Baby doctor soothed generations of parents
T. BERRY BRAZELTON
T. Berry Brazelton was a pediatrician whose bestselling guides to child- rearing soothed generations of parents, assuring them they need not seek perfection and that the answers to many of their questions lay in their children’s behaviour.
Dr. Brazelton, who died last week at his home in Barnstable, Mass., aged 99, was perhaps the best-known American pediatrician since Benjamin Spock, who revolutionized child- rearing by counselling parents to rely on their “own common sense” rather than on purported experts.
Brazelton — who described Spock as his “hero” and who counted Spock’s grandchildren among his patients — picked up where the older physician left off. In books such as Infants and Mothers ( 1969), in his hit Touchpoints book series, in commentaries in Redbook and Family Circle, and on the Emmy Award- winning TV show What Every Baby Knows, Brazelton coached parents to see their children’s abilities as well as their own.
He bucked prevailing notions by arguing babies are not “lumps of clay” but rather expressive beings whose behaviour conveys their needs. Rather than instructing parents, he sought to help them read their babies’ cues.
“People assumed babies were all the same and that it was parenting and the environment that made the difference,” Brazelton said in 2013. “We were blaming parents for everything that went wrong with babies. I thought if I could assess these babies early ... we could use this in understanding the child more and give the parents a better chance of understanding the child, too.”

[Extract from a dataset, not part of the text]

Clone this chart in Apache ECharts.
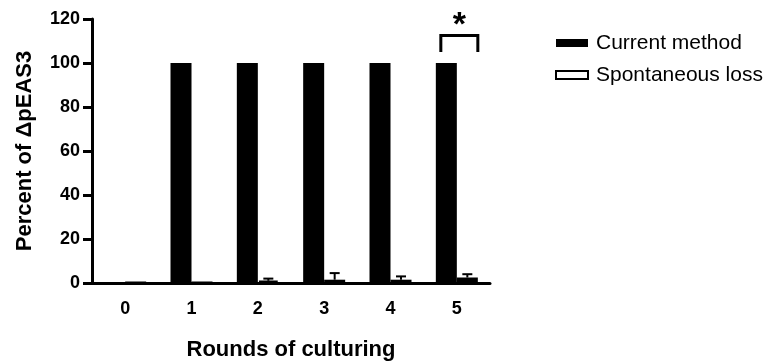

Brazelton spent much of his career in Massachusetts, where he held appointments at Harvard Medical School and Boston Children’s Hospital. In 1973, he developed the Neonatal Behavioral Assessment Scale, often called the Brazelton. The now- widely used test relies on simple tools such as popcorn kernels and a pocket flashlight to test a newborn’s response to sound and light. He identified three broad categories: average, quiet and active.
On his TV show, he was said to project a “combination of Sigmund Freud, Mister Rogers and Phil Donahue.” Mainly, he tried to persuade parents not to worry. “Parents care so much they can’t smile,” he said in 1979. “They can’t smile and give children a feeling of the excitement of being a parent. I would like to look at what can be done to get parents to relax and not to take (parenthood) quite so seriously.”